Machine learning to predict venous thrombosis in acutely ill medical patients.
Academic Article
Overview
abstract
BACKGROUND: The identification of acutely ill patients at high risk for venous thromboembolism (VTE) may be determined clinically or by use of integer-based scoring systems. These scores demonstrated modest performance in external data sets. OBJECTIVES: To evaluate the performance of machine learning models compared to the IMPROVE score. METHODS: The APEX trial randomized 7513 acutely medically ill patients to extended duration betrixaban vs. enoxaparin. Including 68 variables, a super learner model (ML) was built to predict VTE by combining estimates from 5 families of candidate models.
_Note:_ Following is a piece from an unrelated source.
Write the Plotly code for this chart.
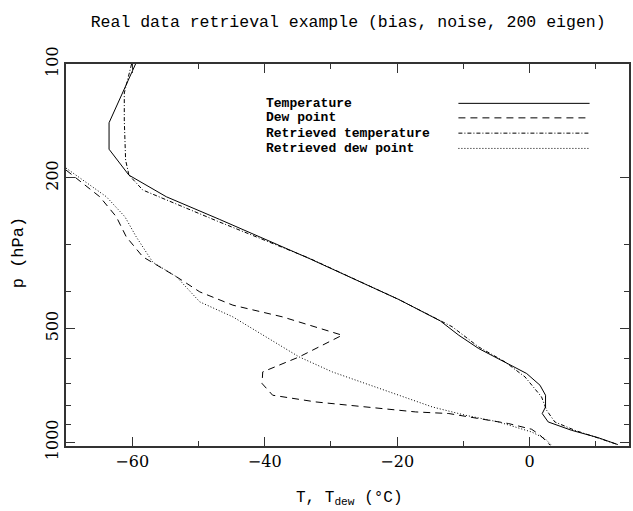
import plotly.graph_objects as go
import math

# ---- data ----
p_temp = [100, 143, 168, 196.7, 224.4, 257.6, 326.6, 419.4, 477.6, 521.2, 565.1,
          613.3, 658.1, 706.6, 751, 806.5, 839.6, 883.7, 929.4, 971.8, 1014]
t_temp = [-59.5, -63.5, -63.5, -60.5, -54.85, -46.8, -33.3, -19.75, -13.5, -10.7, -7.7,
          -3.7, -0.45, 1.56, 2.4, 2.4, 1.9, 2.8, 6.3, 10.3, 13.3]

p_dew = [190.7, 224.4, 253.5, 286.3, 323.4, 365.3, 400.4, 434.1, 466.2, 490.4, 521.2,
         594.8, 651.6, 699.3, 751, 782.3, 806.5, 831.4, 839.6, 874.6, 892.3, 923.9, 958.3, 1018.4]
t_dew = [-70.0, -64.9, -62.4, -60.9, -58.4, -53.3, -49.8, -44.8, -37.3, -33.3, -28.3,
         -34.8, -40.3, -40.4, -38.8, -32.3, -24.8, -17.2, -12.2, -6.2, -3.2, 0.3, 1.6, 3.1]

p_rtemp = [100, 119.3, 140.6, 179.5, 196.6, 215.4, 261.8, 326.0, 419.4, 477.6, 494.9,
           559.7, 613.3, 671.8, 758.9, 822.8, 883.7, 929.4, 1014]
t_rtemp = [-60.1, -61.2, -61.2, -61.0, -60.5, -58.4, -46.8, -33.3, -19.75, -13.5, -11.7,
           -7.7, -3.7, -0.7, 1.8, 2.56, 3.8, 6.8, 13.3]

p_rdew = [188.4, 224.4, 253.5, 286.3, 334.2, 365.3, 425.5, 466.2, 526.6, 594.8, 651.6,
          699.3, 751, 806.5, 848.3, 883.7, 939.3, 977.7, 1018.4]
t_rdew = [-70.0, -63.9, -61.1, -59.4, -56.9, -53.3, -49.8, -44.8, -39.8, -34.8, -29.8,
          -24.8, -19.8, -14.7, -9.7, -4.7, 0.3, 2.3, 3.3]

series_names = ["Temperature", "Dew point", "Retrieved temperature", "Retrieved dew point"]
series_dash = ["solid", "7px,5px", "4px,2px,1px,2px", "1px,2px"]

x_major = [-60, -40, -20, 0]
x_minor = [-50, -30, -10, 10]
y_major = [100, 200, 500, 1000]
y_minor = [300, 400, 600, 700, 800, 900]

FONT = "DejaVu Serif"
MONO = "Liberation Mono"
AX = "#333333"

fig = go.Figure()
for (t, p), name, dash in zip([(t_temp, p_temp), (t_dew, p_dew), (t_rtemp, p_rtemp), (t_rdew, p_rdew)],
                              series_names, series_dash):
    fig.add_trace(go.Scatter(x=t, y=p, mode="lines", name=name,
                             line=dict(color="black", width=1, dash=dash),
                             showlegend=False))

# custom legend: text on the left, line sample on the right
leg_y = [0.897, 0.859, 0.819, 0.779]
for name, dash, yy in zip(series_names, series_dash, leg_y):
    fig.add_annotation(x=0.352, y=yy, xref="paper", yref="paper", text="<b>" + name + "</b>",
                       showarrow=False, xanchor="left", yanchor="middle",
                       font=dict(family=MONO, size=13, color="black"))
    fig.add_shape(type="line", xref="paper", yref="paper", x0=0.697, x1=0.930, y0=yy, y1=yy,
                  line=dict(color="black", width=1, dash=dash))

fig.add_annotation(x=0.503, y=-0.137, xref="paper", yref="paper",
                   text="T, T<sub>dew</sub> (°C)", showarrow=False,
                   xanchor="center", yanchor="middle",
                   font=dict(family=MONO, size=16, color="black"))
fig.add_annotation(x=-0.085, y=0.505, xref="paper", yref="paper",
                   text="p (hPa)", showarrow=False, textangle=-90,
                   xanchor="center", yanchor="middle",
                   font=dict(family=MONO, size=17, color="black"))

fig.update_layout(
    width=633, height=511,
    margin=dict(l=66, r=2, t=64, b=65),
    paper_bgcolor="white", plot_bgcolor="white",
    title=dict(text="Real data retrieval example (bias, noise, 200 eigen)",
               x=0.55, xanchor="center", y=0.959, yanchor="middle",
               font=dict(family=MONO, size=16.5, color="black")),
    font=dict(family=FONT, size=16, color="black"),
)
fig.update_xaxes(range=[-70, 15], tickvals=x_major, ticktext=["−60", "−40", "−20", "0"],
                 ticks="inside", ticklen=9, tickcolor=AX, tickwidth=1,
                 minor=dict(tickvals=x_minor, ticks="inside", ticklen=5, tickcolor=AX),
                 showline=True, linecolor=AX, linewidth=1.5, mirror="allticks",
                 showgrid=False, zeroline=False,
                 tickfont=dict(family=FONT, size=16, color="black"))
fig.update_yaxes(type="log", range=[math.log10(1023), 2], tickvals=y_major,
                 ticktext=[str(v) for v in y_major], tickangle=-90,
                 ticks="inside", ticklen=9, tickcolor=AX, tickwidth=1,
                 minor=dict(tickvals=y_minor, ticks="inside", ticklen=5, tickcolor=AX),
                 showline=True, linecolor=AX, linewidth=1.5, mirror="allticks",
                 showgrid=False, zeroline=False,
                 tickfont=dict(family=FONT, size=16, color="black"))

fig.write_html("out.html")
A "reduced" model (rML) was also developed using 16 variables that were thought, a priori, to be associated with VTE. The IMPROVE score was calculated for each patient. Model performance was assessed by discrimination and calibration to predict a composite VTE end point. The frequency of predicted risks of VTE were plotted and divided into tertiles. VTE risks were compared across tertiles. RESULTS: The ML and rML algorithms outperformed the IMPROVE score in predicting VTE (c-statistic: 0.69, 0.68 and 0.59, respectively). The Hosmer-Lemeshow goodness-of-fit P-value was 0.06 for ML, 0.44 for rML, and <0.001 for the IMPROVE score. The observed event rate in the lowest tertile was 2.5%, 4.8% in tertile 2, and 11.4% in the highest tertile. Patients in the highest tertile of VTE risk had a 5-fold increase in odds of VTE compared to the lowest tertile. CONCLUSION: The super learner algorithms improved discrimination and calibration compared to the IMPROVE score for predicting VTE in acute medically ill patients.